From what I understand about REST, hypermedia is/are basically the links that are provided to a client in a rest response containing the representation of a resource (so that the client only has to know about the base entry point url to a REST service). The links are essentially there to help the client know what options it has regarding the representation it received (for example, if I request the /children/ resource, I might receive an xml list of children that also contains links to /children/youngest, /children/oldest/, children/create, etc... This is exactly what i have a hard time understanding... Why does the server have to return these "hypermedia" links to the client? Shouldn't the client have already known about those links? The client isn't going to read the links on its own and follow them correctly... Somebody has to write client code (html and/or javascript for example) beforehand. What good do these links do for the client if the client should have already known about them? What am i missing?

Hypermedia is indeed an important part of creating RESTful interfaces. However, I see a full hypermedia client (sometimes referred to as HATEOAS) as just a point on the spectrum of becoming more RESTful. The Richardson Maturity Model describes 3 steps to becoming more RESTful and I've found these as good guidelines when considering how much of a RESTful patten to adopt on particular projects.

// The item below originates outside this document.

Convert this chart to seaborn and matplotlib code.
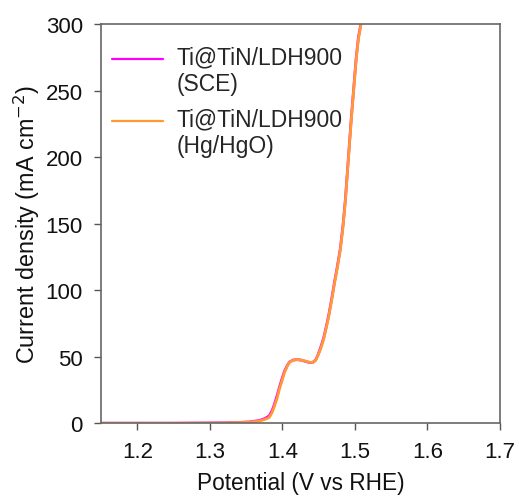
import matplotlib
matplotlib.use("Agg")
import matplotlib.pyplot as plt
import seaborn as sns
import pandas as pd
import numpy as np

# Data
potential = [1.15, 1.20, 1.25, 1.30, 1.32, 1.341, 1.355, 1.368, 1.376, 1.382, 1.386, 1.389,
             1.393, 1.396, 1.400, 1.403, 1.407, 1.410, 1.415, 1.421, 1.427, 1.433, 1.437,
             1.440, 1.443, 1.446, 1.449, 1.453, 1.457, 1.460, 1.464, 1.468, 1.472, 1.476,
             1.480, 1.484, 1.487, 1.491, 1.495, 1.499, 1.502, 1.505, 1.509]
current_sce = [0.0, 0.0, 0.0, 0.2, 0.3, 0.6, 1.0, 2.0, 3.5, 5.5, 9.5, 14.0,
               21.0, 27.0, 34.0, 39.0, 43.5, 46.0, 47.5, 47.8, 47.3, 46.3, 45.7,
               45.6, 46.0, 47.5, 51.0, 57.0, 64.0, 71.0, 81.0, 93.0, 106.0, 118.0,
               131.0, 150.0, 168.0, 198.0, 228.0, 255.0, 275.0, 290.0, 302.0]
current_hg = [0.0, 0.0, 0.0, 0.1, 0.2, 0.5, 0.8, 1.6, 2.8, 4.3, 8.0, 12.5,
              19.0, 25.6, 32.5, 38.0, 43.0, 45.8, 47.4, 47.8, 47.4, 46.5, 45.9,
              45.7, 46.0, 47.2, 50.6, 56.0, 63.0, 70.0, 80.0, 92.0, 105.0, 117.0,
              130.0, 149.0, 167.0, 197.0, 227.0, 254.0, 274.0, 289.0, 301.0]
labels = ["Ti@TiN/LDH900\n(SCE)", "Ti@TiN/LDH900\n(Hg/HgO)"]
colors = ["#FF00FF", "#FF9933"]
xticks = [1.2, 1.3, 1.4, 1.5, 1.6, 1.7]
yticks = [0, 50, 100, 150, 200, 250, 300]

df = pd.DataFrame({
    "Potential": potential * 2,
    "Current": current_sce + current_hg,
    "Series": [labels[0]] * len(potential) + [labels[1]] * len(potential),
})

sns.set_theme(style="ticks")
plt.rcParams["font.family"] = ["Liberation Sans", "DejaVu Sans"]

fig = plt.figure(figsize=(5.19, 5.02), dpi=100)
ax = fig.add_axes([0.1946, 0.155, 0.7684, 0.795])

sns.lineplot(data=df, x="Potential", y="Current", hue="Series",
             palette=dict(zip(labels, colors)), linewidth=2.0, ax=ax,
             sort=False, estimator=None)

ax.set_xlim(1.15, 1.7)
ax.set_ylim(0, 300)
ax.set_xticks(xticks)
ax.set_yticks(yticks)
ax.set_xticklabels([f"{t:.1f}" for t in xticks])
ax.set_yticklabels([str(t) for t in yticks])
ax.tick_params(axis="both", direction="out", length=5, width=1, colors="#555555",
               labelcolor="#111111", labelsize=16, pad=8)
for s in ax.spines.values():
    s.set_color("#666666")
    s.set_linewidth(1.2)
    s.set_visible(True)

ax.set_xlabel("Potential (V vs RHE)", fontsize=16.3, color="#111111", labelpad=6)
ax.set_ylabel("Current density (mA cm$^{-2}$)", fontsize=16.8, color="#111111", labelpad=3)

leg = ax.legend(loc="upper left", frameon=False, fontsize=16.5, handlelength=2.2,
                handletextpad=0.6, borderaxespad=0.1, labelspacing=0.55,
                bbox_to_anchor=(0.0, 0.975))
for line in leg.get_lines():
    line.set_linewidth(1.6)
    yd = np.asarray(line.get_ydata(), dtype=float)
    line.set_ydata(yd + 9.0)

fig.savefig("out.png", dpi=100)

IMO, the best example of a full hypermedia client is a web browser. The web browser understands that the html <a href> tag represents a link. The key to a link is that a user can discover functionality as they move through their journey. So, when designing a RESTful API, the same principle can be applied.

Why does the server have to return these "hypermedia" links to the client?

So, one reason is that clients (if written to expose links) can allow state transitions to be discoverable.

Another benefit to using links is your API becomes responsible for the structure and data of each link. So, the server-side API is generating the links for each request. This means that the server API can make changes (version or structure) to the links without breaking the client.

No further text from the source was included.